Hans im Glück und der Taubenmann
Da Autor Thomas Riesen aktuell sein Burnout auskuriert, ist Kurt Fröhlich für ihn eingesprungen und hat aus dem Erstlingswerk «Der Taubenmann» einige Passagen vorgelesen. «Die Dekoration im Hintergrund passt auch ganz gut zu dieser Geschichte, denn sie ist fast ein wenig eine moderne Variante der Geschichte vom Hans im Glück», erklärte Fröhlich bei der Begrüssung. Der Theaterbesitzer setzte sich an das kleine Tischchen und begann vorzulesen. Riesens Geschichte, die von einem Mann erzählt, der seinen Schmerz aus dem Krieg versucht mit dem Boxen ertragbar zu machen, fuhr den Anwesenden unter die Haut. Dies nicht nur weil Fröhlich offensichtlich ein begnadeter Vorleser ist, sondern auch, weil die Geschichte so authentisch ist. Es ist eine Erzählung mit Tiefe, die einem viel über das Leben lernen lässt und der Vortragende bemühte sich, den abwesenden Schreiber im besten Licht zu präsentieren. Dazu gehörte auch, dass er dem Wunsch von Thomas Riesen nachkam und das melancholische, aber irgendwie auch hoffnungsvolle Ende der Geschichte für sich behielt.
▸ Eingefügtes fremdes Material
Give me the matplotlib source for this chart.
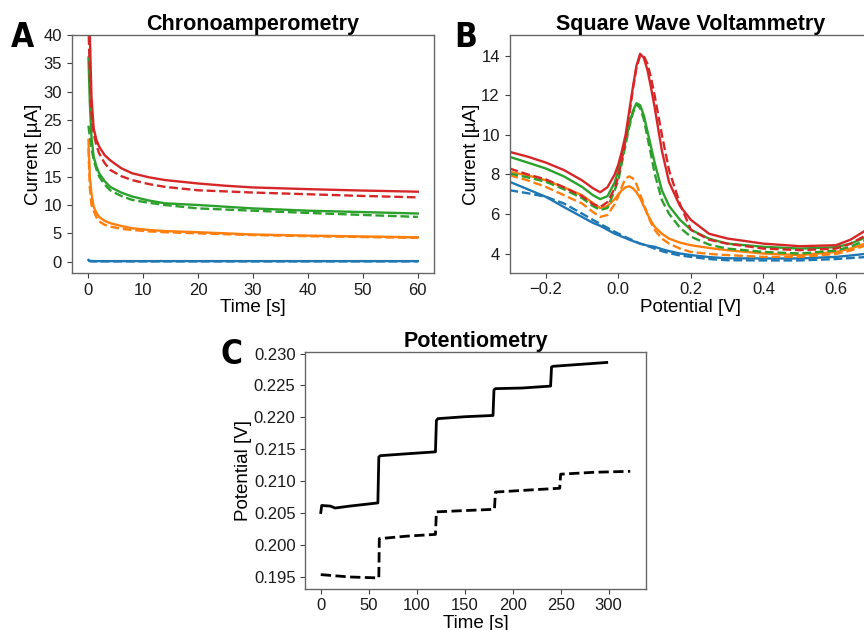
import matplotlib
matplotlib.use("Agg")
import matplotlib.pyplot as plt

plt.rcParams['font.family'] = ['Liberation Sans', 'DejaVu Sans']

# ---- Chronoamperometry data ----
ca_time = [0.05, 0.3, 0.6, 1, 1.5, 2, 3, 4, 6, 8, 11, 14, 20, 25, 30, 40, 50, 60]
ca_blue_solid = [0.3, 0.15, 0.12, 0.1, 0.1, 0.1, 0.1, 0.1, 0.1, 0.1, 0.1, 0.1, 0.1, 0.1, 0.1, 0.1, 0.1, 0.1]
ca_blue_dash = [0.2, 0.08, 0.06, 0.05, 0.05, 0.05, 0.05, 0.05, 0.05, 0.05, 0.05, 0.05, 0.05, 0.05, 0.05, 0.05, 0.05, 0.05]
ca_orange_solid = [21.5, 15, 12, 9.7, 8.6, 7.9, 7.2, 6.8, 6.3, 5.9, 5.6, 5.4, 5.2, 5.0, 4.8, 4.6, 4.45, 4.3]
ca_orange_dash = [20, 13, 10, 9, 7.8, 7.1, 6.5, 6.2, 5.8, 5.6, 5.35, 5.2, 5.0, 4.85, 4.7, 4.5, 4.35, 4.2]
ca_green_solid = [36, 28, 22, 18.5, 16.8, 15.6, 14.2, 13.2, 12.2, 11.5, 10.8, 10.3, 10.0, 9.7, 9.4, 9.0, 8.75, 8.5]
ca_green_dash = [24, 22, 20, 18, 16.3, 15.0, 13.6, 12.6, 11.6, 10.9, 10.4, 10.0, 9.4, 9.2, 9.0, 8.6, 8.25, 7.9]
ca_red_solid = [60, 40, 29, 23.5, 21.5, 20.3, 18.8, 17.9, 16.5, 15.6, 14.9, 14.4, 13.8, 13.4, 13.1, 12.8, 12.55, 12.35]
ca_red_dash = [42, 33, 26, 22.6, 20.5, 19.1, 17.4, 16.2, 15.1, 14.4, 13.7, 13.2, 12.6, 12.4, 12.2, 11.9, 11.6, 11.35]

# ---- Square wave voltammetry data ----
swv_e = [-0.3, -0.25, -0.2, -0.15, -0.1, -0.07, -0.05, -0.03, -0.01, 0.0, 0.01, 0.02, 0.03,
         0.04, 0.05, 0.06, 0.07, 0.08, 0.09, 0.1, 0.12, 0.14, 0.17, 0.2, 0.25, 0.3, 0.4,
         0.5, 0.6, 0.64, 0.68, 0.7]
swv_blue_solid = [7.63, 7.25, 6.87, 6.35, 5.85, 5.55, 5.4, 5.2, 5.0, 4.93, 4.85, 4.78, 4.7,
                  4.63, 4.57, 4.5, 4.45, 4.4, 4.37, 4.34, 4.22, 4.12, 4.0, 3.92, 3.82, 3.76, 3.75,
                  3.75, 3.83, 3.9, 3.98, 4.0]
swv_blue_dash = [7.2, 7.05, 6.87, 6.53, 6.02, 5.7, 5.5, 5.3, 5.1, 5.01, 4.92, 4.83, 4.75,
                 4.67, 4.58, 4.5, 4.45, 4.38, 4.32, 4.25, 4.12, 4.02, 3.9, 3.83, 3.72, 3.66, 3.65,
                 3.65, 3.72, 3.77, 3.82, 3.85]
swv_orange_solid = [8.13, 7.95, 7.7, 7.35, 6.95, 6.55, 6.3, 6.4, 6.75, 7.0, 7.2, 7.35, 7.4,
                    7.3, 7.1, 6.8, 6.4, 6.0, 5.65, 5.35, 5.0, 4.75, 4.55, 4.42, 4.28, 4.17, 4.0,
                    3.92, 4.08, 4.25, 4.5, 4.7]
swv_orange_dash = [7.96, 7.7, 7.37, 6.95, 6.53, 6.1, 5.85, 5.95, 6.5, 6.9, 7.4, 7.8, 7.9,
                   7.8, 7.5, 7.0, 6.5, 6.0, 5.55, 5.2, 4.75, 4.5, 4.25, 4.08, 3.98, 3.92, 3.83,
                   3.83, 3.98, 4.15, 4.4, 4.6]
swv_green_solid = [8.89, 8.6, 8.3, 7.9, 7.37, 6.95, 6.75, 6.9, 7.6, 8.2, 8.9, 9.7, 10.5,
                   11.2, 11.6, 11.5, 11.0, 10.2, 9.4, 8.6, 7.2, 6.4, 5.7, 5.2, 4.75, 4.5, 4.34,
                   4.25, 4.32, 4.5, 4.8, 5.0]
swv_green_dash = [8.05, 7.85, 7.63, 7.25, 6.8, 6.4, 6.2, 6.3, 7.2, 7.7, 8.6, 9.5, 10.4,
                  11.1, 11.55, 11.35, 10.8, 9.9, 9.0, 8.05, 6.7, 6.0, 5.3, 4.85, 4.45, 4.25, 4.08,
                  4.0, 4.15, 4.35, 4.65, 4.85]
swv_red_solid = [9.14, 8.9, 8.6, 8.22, 7.7, 7.3, 7.1, 7.35, 8.0, 8.5, 9.2, 10.0, 11.2,
                 12.4, 13.5, 14.1, 13.9, 13.3, 12.4, 11.4, 9.2, 7.6, 6.4, 5.7, 5.0, 4.76, 4.5,
                 4.37, 4.42, 4.7, 5.15, 5.45]
swv_red_dash = [8.3, 8.0, 7.75, 7.35, 6.9, 6.5, 6.35, 6.6, 7.3, 7.9, 8.8, 9.8, 11.0,
                12.3, 13.4, 14.0, 14.0, 13.6, 12.9, 12.0, 10.0, 8.2, 6.5, 5.2, 4.7, 4.5, 4.25,
                4.17, 4.25, 4.5, 4.9, 5.2]

# ---- Potentiometry data ----
pot_t_solid = [0, 1, 10, 15, 30, 59.5, 60.5, 62, 90, 119.5, 120.5, 122, 150, 179.5,
               180.5, 182, 210, 239.5, 240.5, 242, 270, 298]
pot_v_solid = [0.2051, 0.2062, 0.2061, 0.2058, 0.2061, 0.2066, 0.2138, 0.2140, 0.2143, 0.2146,
               0.2195, 0.2198, 0.2201, 0.2203, 0.2243, 0.2245, 0.2246, 0.2249, 0.2279, 0.2280,
               0.2283, 0.2286]
pot_t_dash = [0, 30, 60.5, 61, 90, 119.5, 120.5, 150, 181, 182, 215, 249, 250, 285, 322.5]
pot_v_dash = [0.19537, 0.1950, 0.19485, 0.2010, 0.2014, 0.20167, 0.2052, 0.2054, 0.2056,
              0.2083, 0.2086, 0.2089, 0.2111, 0.2114, 0.21155]

fig = plt.figure(figsize=(8.64, 6.3), dpi=100)

W, H = 864, 630


def add_ax(x0, y0, x1, y1):
    return fig.add_axes([x0 / W, 1 - y1 / H, (x1 - x0) / W, (y1 - y0) / H])


def style(ax):
    for s in ax.spines.values():
        s.set_color('0.4')
        s.set_linewidth(1.0)
    ax.tick_params(labelsize=12, length=3.5, width=0.8, color='0.25', labelcolor='0.1')


lw = 1.7
title_size = 15.5
label_size = 13.5
blue, orange, green, red = 'tab:blue', 'tab:orange', 'tab:green', 'tab:red'

# ---- Panel A ----
axA = add_ax(71.7, 35, 434.3, 273.3)
for ys, yd, c in [(ca_blue_solid, ca_blue_dash, blue),
                  (ca_orange_solid, ca_orange_dash, orange),
                  (ca_green_solid, ca_green_dash, green),
                  (ca_red_solid, ca_red_dash, red)]:
    axA.plot(ca_time, ys, color=c, lw=lw)
    axA.plot(ca_time, yd, color=c, lw=lw, ls='--')
axA.set_xlim(-3, 63)
axA.set_ylim(-2.05, 40)
axA.set_xticks([0, 10, 20, 30, 40, 50, 60])
axA.set_yticks([0, 5, 10, 15, 20, 25, 30, 35, 40])
axA.set_xlabel('Time [s]', fontsize=label_size, labelpad=1)
axA.set_ylabel('Current [µA]', fontsize=label_size, labelpad=1)
axA.set_title('Chronoamperometry', fontsize=title_size, fontweight='bold', pad=3)
style(axA)

# ---- Panel B ----
axB = add_ax(509.5, 35, 872.3, 272.7)
for ys, yd, c in [(swv_blue_solid, swv_blue_dash, blue),
                  (swv_orange_solid, swv_orange_dash, orange),
                  (swv_green_solid, swv_green_dash, green),
                  (swv_red_solid, swv_red_dash, red)]:
    axB.plot(swv_e, ys, color=c, lw=lw)
    axB.plot(swv_e, yd, color=c, lw=lw, ls='--')
axB.set_xlim(-0.3, 0.7)
axB.set_ylim(3.03, 15.05)
axB.set_xticks([-0.2, 0.0, 0.2, 0.4, 0.6])
axB.set_yticks([4, 6, 8, 10, 12, 14])
axB.set_xlabel('Potential [V]', fontsize=label_size, labelpad=1)
axB.set_ylabel('Current [µA]', fontsize=label_size, labelpad=1)
axB.set_title('Square Wave Voltammetry', fontsize=title_size, fontweight='bold', pad=3)
style(axB)

# ---- Panel C ----
axC = add_ax(305.3, 351.7, 645.7, 588.7)
axC.plot(pot_t_solid, pot_v_solid, color='black', lw=2.0)
axC.plot(pot_t_dash, pot_v_dash, color='black', lw=2.0, ls='--')
axC.set_xticks([0, 50, 100, 150, 200, 250, 300])
axC.set_yticks([0.195, 0.200, 0.205, 0.210, 0.215, 0.220, 0.225, 0.230])
axC.yaxis.set_major_formatter(matplotlib.ticker.FormatStrFormatter('%.3f'))
axC.set_xlabel('Time [s]', fontsize=label_size, labelpad=1)
axC.set_ylabel('Potential [V]', fontsize=label_size, labelpad=1)
axC.set_title('Potentiometry', fontsize=title_size, fontweight='bold', pad=3)
style(axC)

# ---- Panel letters ----
letter_font = dict(fontsize=24, fontweight='bold', family='DejaVu Sans', fontstretch='condensed',
                   va='top', ha='left')
fig.text(11 / W, 1 - 21 / H, 'A', **letter_font)
fig.text(454 / W, 1 - 21 / H, 'B', **letter_font)
fig.text(221 / W, 1 - 338 / H, 'C', **letter_font)

fig.savefig('out.png', dpi=100)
Auch Kleinkunst muss überleben
Dass die Lesung leider nur von wenigen Personen besucht wurde, zeigte wieder mal, welche grosse Wirkung die Zertifikatspflicht auch auf die Kleinkunstbetriebe haben kann. Irgendwie schade, dass so ein kleines, sehr familiäres Lokal mit Smartphones hantieren muss und somit die Freude an den Veranstaltungen irgendwie einen schalen Beigeschmack erhält. Ein grosses Lob gilt dem Individualisten Kurt Fröhlich, der trotz Bestimmungen sich einsetzt für Qultur im Appenzell und sich die Freude an der Sache nicht nehmen lässt. Ich wünsche es mir von Herzen, dass im Kleinkunstsaal auch künftig unkompliziert Lesungen, kleine Unplugged-Konzerte oder eben auch Figurentheateraufführungen stattfinden werden, die es schaffen Jung und Alt zu begeistern. Anstatt immer die grossen Festivals und Openairs zu bemitleiden, sollten wir vielleicht einfach mal kleine Lokale wie dieses schätzen lernen und es mit einem Besuch unterstützen, denn hier steckt wirklich sehr viel Liebe zum Detail dahinter.